If the merchant believes the chargeback is invalid, they can contest it by submitting a rebuttal package — called representment — containing evidence that the transaction was legitimate. Evidence varies by dispute reason but typically includes proof of delivery, signed authorization, transaction records, and communication with the customer.

Arbitration

If the issuer reviews the merchant’s representment and upholds the dispute, the merchant can escalate to arbitration with the card network as the final arbiter. Arbitration is expensive and rarely worthwhile for small transaction amounts, as the losing party pays the arbitration fee in addition to the disputed amount.

Chargeback Ratios and Monitoring Programs

Card networks monitor merchant chargeback ratios — the number of chargebacks received in a month divided by the number of transactions processed in the same month. Merchants whose ratios exceed defined thresholds are placed into chargeback monitoring programs.

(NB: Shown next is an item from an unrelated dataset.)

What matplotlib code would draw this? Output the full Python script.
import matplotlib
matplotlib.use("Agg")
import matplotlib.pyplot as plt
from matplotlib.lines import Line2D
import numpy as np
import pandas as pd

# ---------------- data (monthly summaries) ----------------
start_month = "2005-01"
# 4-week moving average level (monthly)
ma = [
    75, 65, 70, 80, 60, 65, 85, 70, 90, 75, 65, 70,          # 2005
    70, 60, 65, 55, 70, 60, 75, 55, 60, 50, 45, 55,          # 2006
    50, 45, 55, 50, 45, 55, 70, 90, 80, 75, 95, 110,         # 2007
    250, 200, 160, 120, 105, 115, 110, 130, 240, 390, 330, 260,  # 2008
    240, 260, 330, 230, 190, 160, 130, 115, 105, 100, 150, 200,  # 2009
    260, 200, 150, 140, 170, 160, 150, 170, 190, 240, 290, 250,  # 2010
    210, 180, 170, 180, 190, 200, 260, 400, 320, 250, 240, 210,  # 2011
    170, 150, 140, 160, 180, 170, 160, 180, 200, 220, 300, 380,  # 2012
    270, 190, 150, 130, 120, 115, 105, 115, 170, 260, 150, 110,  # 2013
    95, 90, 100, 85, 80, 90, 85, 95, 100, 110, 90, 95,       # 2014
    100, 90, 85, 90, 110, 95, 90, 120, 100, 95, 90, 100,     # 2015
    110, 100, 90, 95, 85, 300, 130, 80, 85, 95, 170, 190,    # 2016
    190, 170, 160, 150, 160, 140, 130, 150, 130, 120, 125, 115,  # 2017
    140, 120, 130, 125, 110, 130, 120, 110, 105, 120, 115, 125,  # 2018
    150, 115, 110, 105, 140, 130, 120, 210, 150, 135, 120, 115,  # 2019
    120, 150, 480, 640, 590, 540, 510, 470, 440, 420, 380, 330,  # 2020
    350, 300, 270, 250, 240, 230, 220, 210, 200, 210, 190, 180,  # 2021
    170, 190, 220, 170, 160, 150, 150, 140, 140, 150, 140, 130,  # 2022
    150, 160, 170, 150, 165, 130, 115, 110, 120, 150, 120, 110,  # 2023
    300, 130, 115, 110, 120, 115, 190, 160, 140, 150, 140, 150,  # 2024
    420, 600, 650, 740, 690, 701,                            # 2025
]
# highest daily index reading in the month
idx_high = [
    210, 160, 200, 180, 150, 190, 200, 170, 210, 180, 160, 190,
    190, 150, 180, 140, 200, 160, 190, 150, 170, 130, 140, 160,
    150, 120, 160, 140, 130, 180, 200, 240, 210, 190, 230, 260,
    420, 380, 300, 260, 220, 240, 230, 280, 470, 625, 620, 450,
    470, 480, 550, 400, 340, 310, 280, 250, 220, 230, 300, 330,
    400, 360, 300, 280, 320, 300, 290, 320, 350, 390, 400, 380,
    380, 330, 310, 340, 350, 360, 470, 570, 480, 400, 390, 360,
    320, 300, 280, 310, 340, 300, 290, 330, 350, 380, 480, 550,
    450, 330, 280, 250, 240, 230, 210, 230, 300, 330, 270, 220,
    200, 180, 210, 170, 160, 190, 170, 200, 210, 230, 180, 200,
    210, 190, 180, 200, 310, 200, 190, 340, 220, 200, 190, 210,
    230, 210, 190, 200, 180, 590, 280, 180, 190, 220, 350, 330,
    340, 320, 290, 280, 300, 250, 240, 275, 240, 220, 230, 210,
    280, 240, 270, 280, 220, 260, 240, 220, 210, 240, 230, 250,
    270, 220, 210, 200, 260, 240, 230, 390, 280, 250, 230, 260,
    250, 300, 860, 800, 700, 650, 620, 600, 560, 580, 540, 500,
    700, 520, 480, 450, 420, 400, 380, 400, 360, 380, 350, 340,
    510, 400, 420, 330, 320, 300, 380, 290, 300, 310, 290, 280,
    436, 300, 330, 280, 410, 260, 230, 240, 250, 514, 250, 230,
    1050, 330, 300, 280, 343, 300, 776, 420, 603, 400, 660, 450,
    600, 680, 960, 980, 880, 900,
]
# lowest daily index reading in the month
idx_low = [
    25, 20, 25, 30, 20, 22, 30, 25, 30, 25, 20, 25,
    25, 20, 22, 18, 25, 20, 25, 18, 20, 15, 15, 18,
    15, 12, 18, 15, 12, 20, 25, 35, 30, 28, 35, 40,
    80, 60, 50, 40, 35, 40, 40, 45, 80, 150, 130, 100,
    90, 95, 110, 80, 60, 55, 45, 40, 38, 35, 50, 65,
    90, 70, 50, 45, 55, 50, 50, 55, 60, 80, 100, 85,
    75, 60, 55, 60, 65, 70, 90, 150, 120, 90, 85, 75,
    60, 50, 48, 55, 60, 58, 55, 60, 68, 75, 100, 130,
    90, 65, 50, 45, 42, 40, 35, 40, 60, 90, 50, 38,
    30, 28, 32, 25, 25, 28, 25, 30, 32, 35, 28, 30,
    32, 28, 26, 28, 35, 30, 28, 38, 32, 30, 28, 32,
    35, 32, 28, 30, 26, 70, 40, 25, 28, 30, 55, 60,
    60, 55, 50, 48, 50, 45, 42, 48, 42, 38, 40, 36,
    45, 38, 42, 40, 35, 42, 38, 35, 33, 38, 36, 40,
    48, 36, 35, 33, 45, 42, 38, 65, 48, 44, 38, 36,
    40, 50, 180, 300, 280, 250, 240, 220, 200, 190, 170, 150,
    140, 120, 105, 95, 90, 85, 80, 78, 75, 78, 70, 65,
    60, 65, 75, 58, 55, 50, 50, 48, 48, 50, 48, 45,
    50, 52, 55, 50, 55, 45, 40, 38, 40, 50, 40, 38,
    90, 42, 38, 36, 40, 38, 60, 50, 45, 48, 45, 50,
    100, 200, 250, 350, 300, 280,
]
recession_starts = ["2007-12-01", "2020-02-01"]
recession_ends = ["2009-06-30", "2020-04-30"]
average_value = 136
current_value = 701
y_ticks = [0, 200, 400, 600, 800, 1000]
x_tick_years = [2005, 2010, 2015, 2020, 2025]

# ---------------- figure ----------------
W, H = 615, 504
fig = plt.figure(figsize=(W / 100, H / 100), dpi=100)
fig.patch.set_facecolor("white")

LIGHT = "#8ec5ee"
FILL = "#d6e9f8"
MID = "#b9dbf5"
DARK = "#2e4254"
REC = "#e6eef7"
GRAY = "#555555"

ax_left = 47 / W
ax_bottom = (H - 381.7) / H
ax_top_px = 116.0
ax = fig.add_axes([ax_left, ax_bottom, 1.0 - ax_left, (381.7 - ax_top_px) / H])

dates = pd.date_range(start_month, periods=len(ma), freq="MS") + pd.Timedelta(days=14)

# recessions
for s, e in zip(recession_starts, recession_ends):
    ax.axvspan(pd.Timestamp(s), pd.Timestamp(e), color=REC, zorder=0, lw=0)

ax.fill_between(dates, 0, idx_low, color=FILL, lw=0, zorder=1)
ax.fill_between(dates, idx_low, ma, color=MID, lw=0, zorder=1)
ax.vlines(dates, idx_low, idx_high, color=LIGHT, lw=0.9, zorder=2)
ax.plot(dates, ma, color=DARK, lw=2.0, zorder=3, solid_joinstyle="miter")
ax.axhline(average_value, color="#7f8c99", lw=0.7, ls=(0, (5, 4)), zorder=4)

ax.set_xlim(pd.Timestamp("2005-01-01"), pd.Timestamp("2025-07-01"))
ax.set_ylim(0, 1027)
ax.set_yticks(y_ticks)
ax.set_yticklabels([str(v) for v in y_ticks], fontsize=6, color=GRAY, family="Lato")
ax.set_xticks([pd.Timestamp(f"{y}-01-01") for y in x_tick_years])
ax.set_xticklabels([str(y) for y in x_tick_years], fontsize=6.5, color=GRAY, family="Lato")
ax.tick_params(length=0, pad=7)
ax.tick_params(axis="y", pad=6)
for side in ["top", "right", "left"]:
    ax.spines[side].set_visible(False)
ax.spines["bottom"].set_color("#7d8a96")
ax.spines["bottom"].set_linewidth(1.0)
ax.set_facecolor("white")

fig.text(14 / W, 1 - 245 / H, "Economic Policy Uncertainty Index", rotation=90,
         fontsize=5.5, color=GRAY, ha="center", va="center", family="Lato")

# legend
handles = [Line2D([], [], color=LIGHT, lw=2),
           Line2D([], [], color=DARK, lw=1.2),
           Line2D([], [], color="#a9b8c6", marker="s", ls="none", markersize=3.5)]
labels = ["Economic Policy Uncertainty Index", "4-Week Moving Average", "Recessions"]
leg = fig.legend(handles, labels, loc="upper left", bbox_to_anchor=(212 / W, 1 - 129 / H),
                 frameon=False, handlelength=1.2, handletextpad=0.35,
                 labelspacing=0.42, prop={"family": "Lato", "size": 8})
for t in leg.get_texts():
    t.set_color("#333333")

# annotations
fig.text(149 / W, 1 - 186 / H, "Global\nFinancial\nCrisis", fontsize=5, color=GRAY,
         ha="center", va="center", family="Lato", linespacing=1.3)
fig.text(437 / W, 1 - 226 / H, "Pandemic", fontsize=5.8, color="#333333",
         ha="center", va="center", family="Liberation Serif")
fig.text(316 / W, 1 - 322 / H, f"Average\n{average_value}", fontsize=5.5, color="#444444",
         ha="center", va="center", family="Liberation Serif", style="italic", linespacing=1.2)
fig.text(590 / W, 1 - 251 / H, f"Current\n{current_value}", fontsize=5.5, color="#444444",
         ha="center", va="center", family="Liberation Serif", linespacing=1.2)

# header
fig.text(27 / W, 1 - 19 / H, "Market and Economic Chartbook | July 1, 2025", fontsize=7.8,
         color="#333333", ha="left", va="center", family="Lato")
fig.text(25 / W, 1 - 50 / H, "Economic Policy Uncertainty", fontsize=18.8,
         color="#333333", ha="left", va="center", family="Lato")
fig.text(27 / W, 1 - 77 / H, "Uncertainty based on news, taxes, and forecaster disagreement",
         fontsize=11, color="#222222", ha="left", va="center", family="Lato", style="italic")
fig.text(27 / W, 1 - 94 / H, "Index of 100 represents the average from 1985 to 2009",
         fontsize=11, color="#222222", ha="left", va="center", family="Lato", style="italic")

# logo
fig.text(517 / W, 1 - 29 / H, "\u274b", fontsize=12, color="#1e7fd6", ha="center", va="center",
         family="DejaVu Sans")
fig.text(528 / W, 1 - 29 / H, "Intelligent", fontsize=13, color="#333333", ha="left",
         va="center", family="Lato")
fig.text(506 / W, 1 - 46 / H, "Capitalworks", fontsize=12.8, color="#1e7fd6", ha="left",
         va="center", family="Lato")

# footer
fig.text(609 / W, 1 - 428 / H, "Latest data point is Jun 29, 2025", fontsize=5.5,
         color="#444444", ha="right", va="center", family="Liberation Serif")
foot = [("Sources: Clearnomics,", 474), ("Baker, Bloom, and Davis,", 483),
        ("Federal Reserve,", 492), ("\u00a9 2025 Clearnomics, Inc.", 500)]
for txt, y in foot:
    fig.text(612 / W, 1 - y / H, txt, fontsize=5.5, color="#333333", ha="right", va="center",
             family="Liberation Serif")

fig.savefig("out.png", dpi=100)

Visa’s Dispute Monitoring Program and Mastercard’s Excessive Chargeback Program both impose monthly fees on merchants in their programs and require merchants to submit remediation plans demonstrating how they will reduce their chargeback rate. Merchants who remain in monitoring programs for extended periods face potential termination of card acceptance privileges and placement on the MATCH list, which makes obtaining processing from other acquirers very difficult.

Chargeback Prevention

The most effective approach to chargebacks combines fraud prevention with clear merchant practices that reduce legitimate disputes.

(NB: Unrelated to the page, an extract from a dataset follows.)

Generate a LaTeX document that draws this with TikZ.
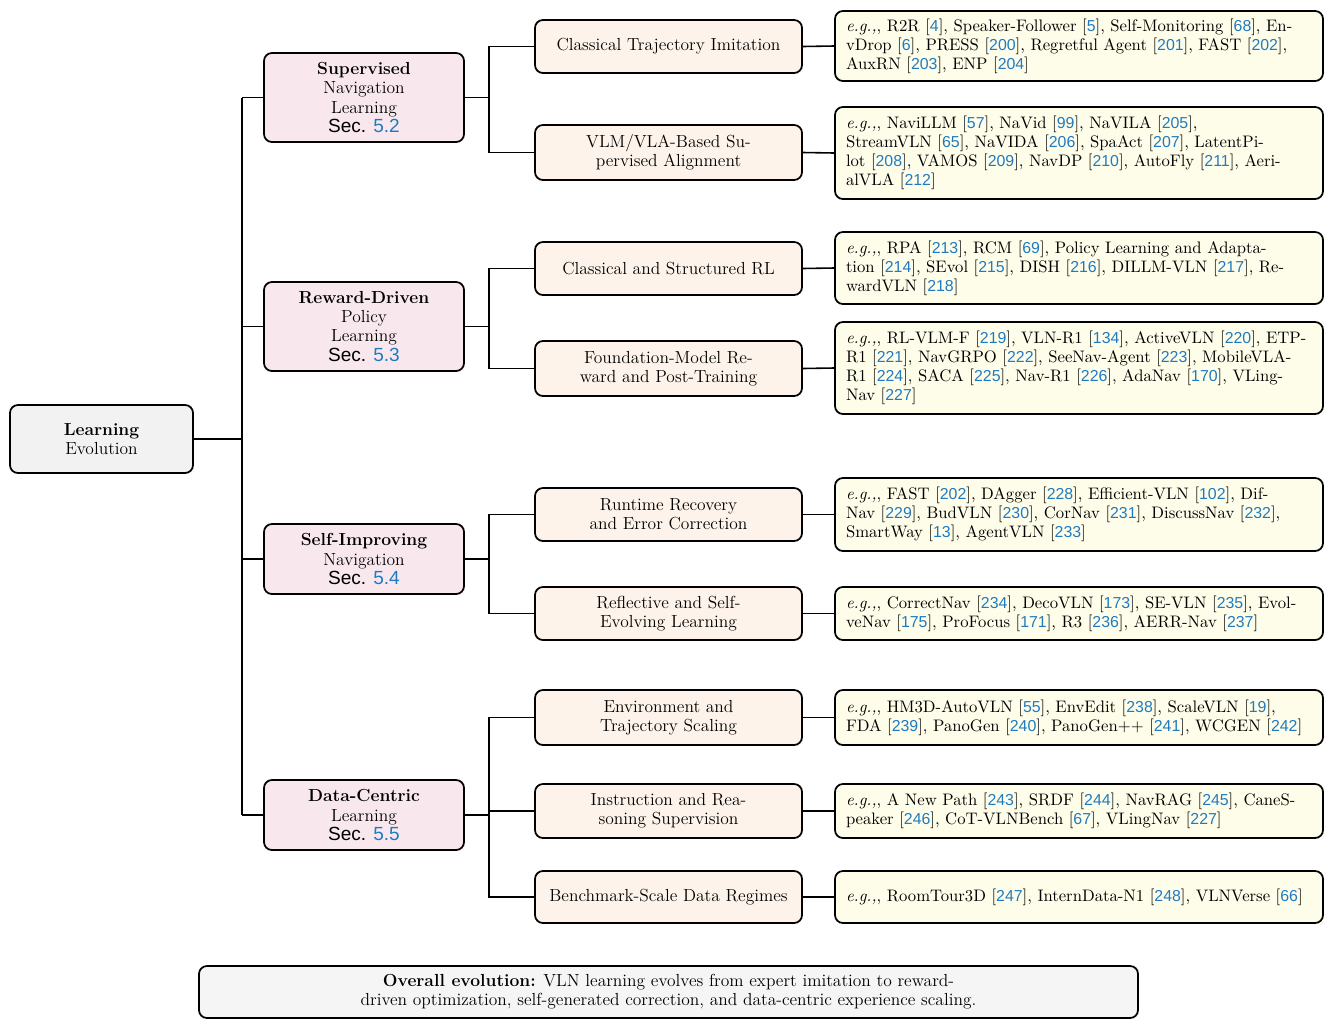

For fraud-related chargebacks, deploying 3D Secure provides liability shift that transfers fraud chargeback responsibility to the issuer when authentication passes. AVS verification, CVV matching, device fingerprinting, and velocity checks all reduce the volume of fraudulent transactions that reach settlement and generate chargebacks.

For non-fraud chargebacks, clear product descriptions, accurate shipping estimates, responsive customer service, and proactive refund policies reduce the likelihood that cardholders escalate disputes to their bank rather than resolving them directly with the merchant.